Ah, but you'd be missing out on all the subtle awesomeness that is this poem's form. See, "Directive" is actually written in blank verse, a term that refers to unrhymed lines of iambic pentameter. Blank verse is often reserved for Serious Subjects, which is fitting. This poem is Serious-with-a-capital-S.

Variations in Verse

Just because Frost penned this little ditty in meter doesn't mean he's a slave to its rules and rhythm. In fact, the meter is barely noticeable in parts, because Frost is shaking things up so much.

Let's begin with the beginning. That first line, "Back out of all this now too much for us," is a whole slew of monosyllabic words, right in a row. Talk about making an entrance. As we read that line, we plod through each and every word. And the confusing syntax only slows us down even more. Right off the bat, we know this is not a poem that we can skim through. This poem is going to ask a lot from us, so we'd better snap to attention.

And that's only the beginning. The shake-ups become even more interesting as you move through the poem. Frost is famously quoted as saying, "There are only two meters in English, strict and loose iambic" (source). Shmoop's thinking that this is obviously the latter. Throughout the poem, Frost makes tons of metrical substitutions, where he switches out an iamb for another type of metrical foot. Take a look at line 44:

Weep for what little things could make them glad

The first syllable in this line gets the stress, and the second doesn't. That means this line starts with a trochee, which is then followed by four more iambs. This moment of metrical variation adds emphasis to the word "weep" and reminds us that this is a directive—we'd better do what he says.

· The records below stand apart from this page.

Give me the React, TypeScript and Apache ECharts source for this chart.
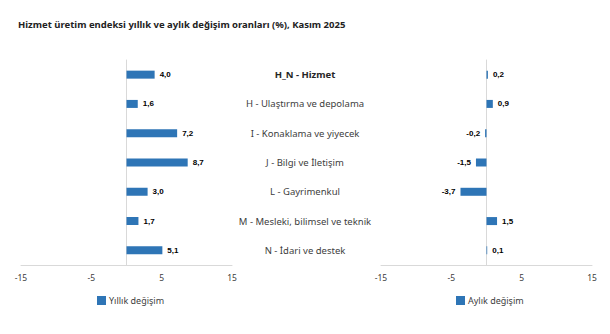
import React, { useEffect, useRef } from "react";
import * as echarts from "echarts";

const title = "Hizmet üretim endeksi yıllık ve aylık değişim oranları (%), Kasım 2025";
const categories = [
  "H_N - Hizmet",
  "H - Ulaştırma ve depolama",
  "I - Konaklama ve yiyecek",
  "J - Bilgi ve İletişim",
  "L - Gayrimenkul",
  "M - Mesleki, bilimsel ve teknik",
  "N - İdari ve destek",
];
const yearlyName = "Yıllık değişim";
const monthlyName = "Aylık değişim";
const yearly = [4.0, 1.6, 7.2, 8.7, 3.0, 1.7, 5.1];
const monthly = [0.2, 0.9, -0.2, -1.5, -3.7, 1.5, 0.1];
const axisMin = -15;
const axisMax = 15;
const axisInterval = 10;

const BLUE = "#2E75B6";
const FONT = "'Noto Sans', 'Open Sans', sans-serif";
const fmt = (v: number) => v.toFixed(1).replace(".", ",");

const toData = (arr: number[]) =>
  arr.map((v) => ({
    value: v,
    label: { position: v < 0 ? "left" : "right" },
  }));

export default function App() {
  const ref = useRef<HTMLDivElement>(null);
  useEffect(() => {
    if (!ref.current) return;
    const chart = echarts.init(ref.current, null, { renderer: "svg" });
    const xAxisBase = (gridIndex: number) => ({
      type: "value",
      gridIndex,
      min: axisMin,
      max: axisMax,
      interval: axisInterval,
      axisLine: { show: true, onZero: false, lineStyle: { color: "#d9d9d9", width: 1 } },
      axisTick: { show: false },
      splitLine: { show: false },
      axisLabel: { color: "#404040", fontSize: 8.5, fontFamily: FONT, margin: 8 },
    });
    const yAxisZero = (gridIndex: number) => ({
      type: "category",
      gridIndex,
      data: categories,
      inverse: true,
      axisLine: { show: true, onZero: true, lineStyle: { color: "#d9d9d9", width: 1 } },
      axisTick: { show: false },
      axisLabel: { show: false },
      splitLine: { show: false },
    });
    const labelStyle = {
      show: true,
      distance: 5,
      color: "#000",
      fontSize: 8,
      fontWeight: "bold",
      fontFamily: "'Liberation Sans', Arial, sans-serif",
      formatter: (p: any) => fmt(p.value),
    };
    const legendBase = {
      icon: "rect",
      itemWidth: 9,
      itemHeight: 9,
      itemGap: 4,
      top: 291,
      textStyle: { color: "#404040", fontSize: 9, fontFamily: FONT, padding: [0, 0, 0, -2] },
    };
    chart.setOption({
      animation: false,
      backgroundColor: "#fff",
      title: {
        text: title,
        left: 13,
        top: 14,
        textStyle: { fontSize: 9.5, fontWeight: "bold", color: "#222", fontFamily: FONT },
      },
      legend: [
        { ...legendBase, data: [yearlyName], left: 92 },
        { ...legendBase, data: [monthlyName], left: 451 },
      ],
      grid: [
        { left: 21, top: 60, height: 205, width: 211 },
        { left: 381, top: 60, height: 205, width: 211 },
      ],
      xAxis: [xAxisBase(0), xAxisBase(1)],
      yAxis: [
        yAxisZero(0),
        yAxisZero(1),
        {
          type: "category",
          gridIndex: 0,
          position: "right",
          data: categories,
          inverse: true,
          axisLine: { show: false, onZero: false },
          axisTick: { show: false },
          splitLine: { show: false },
          axisLabel: {
            show: true,
            align: "center",
            margin: 73,
            color: "#404040",
            fontSize: 9.5,
            fontFamily: FONT,
            formatter: (v: string, i: number) => (i === 0 ? `{b|${v}}` : v),
            rich: {
              b: { fontWeight: "bold", color: "#262626", fontSize: 9.5, fontFamily: FONT },
            },
          },
        },
      ],
      series: [
        {
          name: yearlyName,
          type: "bar",
          xAxisIndex: 0,
          yAxisIndex: 0,
          barWidth: 8,
          itemStyle: { color: BLUE },
          label: labelStyle,
          data: toData(yearly),
        },
        {
          name: monthlyName,
          type: "bar",
          xAxisIndex: 1,
          yAxisIndex: 1,
          barWidth: 8,
          itemStyle: { color: BLUE },
          label: labelStyle,
          data: toData(monthly),
        },
      ],
    });
    return () => chart.dispose();
  }, []);
  return <div ref={ref} style={{ width: 610, height: 334, position: "absolute", left: 0, top: 0 }} />;
}
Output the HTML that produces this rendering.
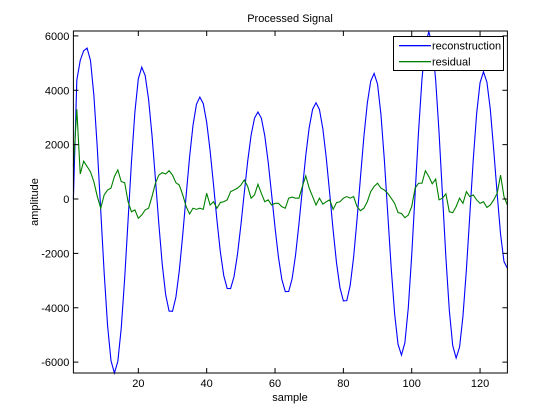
<!DOCTYPE html>
<html><head><meta charset="utf-8"><style>
body{margin:0;background:#fff;}
svg{display:block;font-family:"Liberation Sans",Arial,sans-serif;}
</style></head><body>
<svg id="chart" width="560" height="419" viewBox="0 0 560 419"></svg>
<script>
const samples = Array.from({length:128},(_,i)=>i+1);
const reconstruction = [0,4370,5100,5450,5550,5096,3799,1863,-425,-2713,-4649,-5946,-6400,-5972,-4752,-2929,-775,1379,3202,4422,4850,4542,3669,2343,741,-915,-2404,-3521,-4123,-4132,-3604,-2622,-1314,141,1548,2713,3480,3750,3509,2823,1783,527,-773,-1941,-2818,-3290,-3294,-2859,-2050,-972,226,1386,2345,2977,3200,2974,2331,1355,176,-1042,-2138,-2961,-3403,-3401,-2935,-2071,-919,362,1601,2627,3302,3540,3290,2581,1504,203,-1142,-2351,-3259,-3748,-3738,-3178,-2137,-750,793,2285,3520,4333,4620,4226,3102,1424,-560,-2544,-4222,-5346,-5740,-5288,-3998,-2072,205,2482,4408,5698,6150,5694,4392,2448,150,-2148,-4092,-5394,-5850,-5450,-4307,-2601,-585,1431,3137,4280,4680,4300,3300,1800,200,-1300,-2300,-2550];
const residual = [1200,3300,920,1390,1200,1000,630,90,-340,150,330,400,830,1070,640,600,-100,-470,-400,-710,-590,-400,-340,90,580,880,970,920,1040,880,600,510,150,-280,-550,-340,-380,-340,-380,210,-220,-100,-340,-130,-100,-30,270,330,400,510,700,460,30,150,540,210,-100,-30,-220,-160,-160,-280,-340,30,70,30,30,460,850,400,90,-220,30,-190,-100,-30,-380,-130,-100,30,90,30,90,-280,-430,-340,-100,270,460,580,400,330,210,30,-160,-500,-530,-690,-590,-280,400,580,580,1040,830,560,730,-30,30,190,-470,-500,-280,30,-160,270,90,150,-30,-160,-100,-310,-220,-30,210,880,90,-220];
const xTicks = [20,40,60,80,100,120];
const yTicks = [-6000,-4000,-2000,0,2000,4000,6000];
const xDomain = [1,128], yDomain = [-6400,6180];
const L=73.4,R=507.4,T=31,B=373;
const sx=v=>L+(v-xDomain[0])/(xDomain[1]-xDomain[0])*(R-L);
const sy=v=>B-(v-yDomain[0])/(yDomain[1]-yDomain[0])*(B-T);
const NS='http://www.w3.org/2000/svg';
const svg=document.getElementById('chart');
function mk(tag,attrs,parent){const e=document.createElementNS(NS,tag);for(const k in attrs)e.setAttribute(k,attrs[k]);(parent||svg).appendChild(e);return e;}
const bg=mk('rect',{x:L,y:T,width:R-L,height:B-T,fill:'#fff',stroke:'none'});


function series(vals,color,name){
  const d=vals.map((v,i)=>(i?'L':'M')+sx(samples[i]).toFixed(2)+' '+sy(v).toFixed(2)).join(' ');
  const p=mk('path',{d:d,fill:'none',stroke:color,'stroke-width':1.1});
  
  
}
series(reconstruction,'#0000ff','reconstruction-line');
series(residual,'#008000','residual-line');
const frame=mk('rect',{x:L,y:T,width:R-L,height:B-T,fill:'none',stroke:'#000','stroke-width':1});


xTicks.forEach(t=>{
  const x=sx(t);
  mk('line',{x1:x,x2:x,y1:B,y2:B-5,stroke:'#000'});
  mk('line',{x1:x,x2:x,y1:T,y2:T+5,stroke:'#000'});
  const tx=mk('text',{x:x,y:B+14,'font-size':11,'text-anchor':'middle'});
  tx.textContent=t;
  
  
});
yTicks.forEach(t=>{
  const y=sy(t);
  mk('line',{x1:L,x2:L+5,y1:y,y2:y,stroke:'#000'});
  mk('line',{x1:R,x2:R-5,y1:y,y2:y,stroke:'#000'});
  const tx=mk('text',{x:L-4,y:y+4,'font-size':11,'text-anchor':'end'});
  tx.textContent=t;
  
  
});
// legend
const lg=mk('g',{});


mk('rect',{x:393.5,y:36.5,width:110,height:34,fill:'#ffffff',stroke:'#000000'},lg);
const s1=mk('rect',{x:399,y:45,width:32,height:1.3,fill:'#0000ff',stroke:'none'},lg);
s1.style.fill='#0000ff';


const t1=mk('text',{x:432,y:49.5,'font-size':11},lg);
t1.textContent='reconstruction';


const s2=mk('rect',{x:399,y:61,width:32,height:1.3,fill:'#008000',stroke:'none'},lg);
s2.style.fill='#008000';


const t2=mk('text',{x:432,y:65.5,'font-size':11},lg);
t2.textContent='residual';


</script>
<div style="position:absolute;left:0;top:0;width:560px;height:419px;pointer-events:none">
<svg width="560" height="419" style="font-family:'Liberation Sans',Arial,sans-serif">
<text x="290" y="22" font-size="11" text-anchor="middle">Processed Signal</text>
<text x="290" y="401" font-size="11" text-anchor="middle">sample</text>
<text x="0" y="0" font-size="11" text-anchor="middle" transform="translate(38,202) rotate(-90)">amplitude</text>
</svg></div>
</body></html>
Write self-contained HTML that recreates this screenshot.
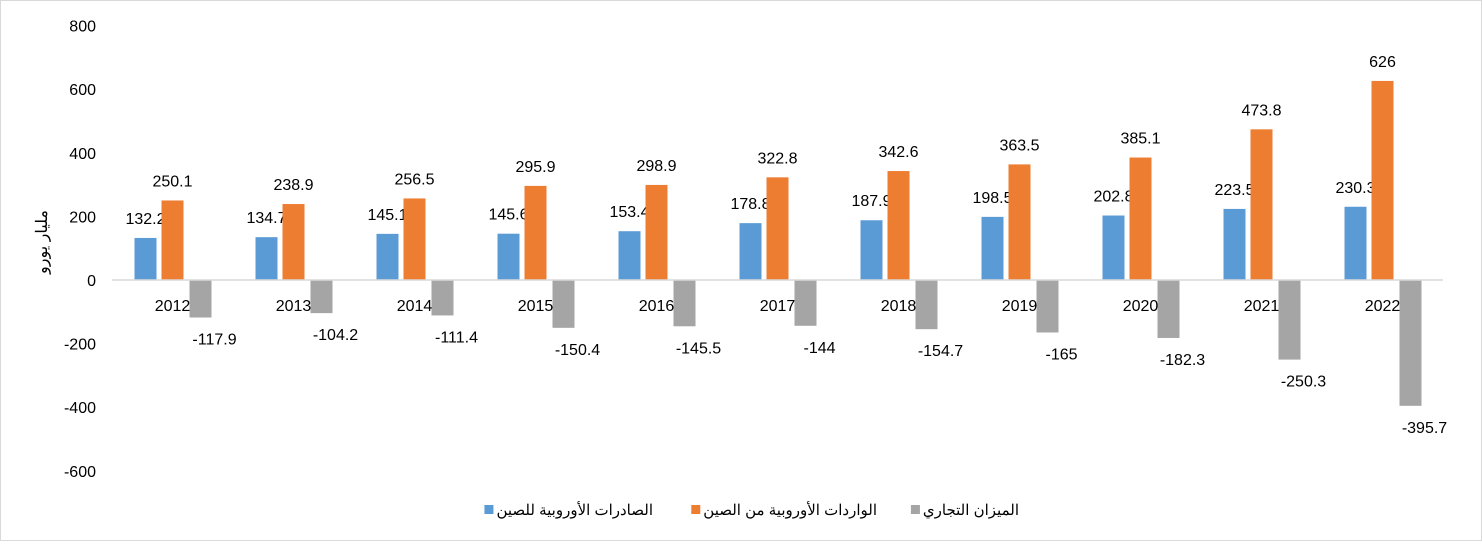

In fact, many of the directives in the poem start a line with a trochee:

  • Charge that to upstart inexperience (24)
  • Make yourself up a cheering song of how (29)
  • Drink and be whole again beyond confusion (62)

The Look of "Directive"

To keep the flow, Frost has written the whole poem in one big block, a solid column, with all the lines pretty much the same length, and many of them enjambed or spilling over. There's music and balance, without the artificiality of a stricter poetic form or rhyme scheme. In a poem that advocates your getting lost, making your way through confusion, freeing yourself from civilization's trappings, it only makes sense to use a looser form.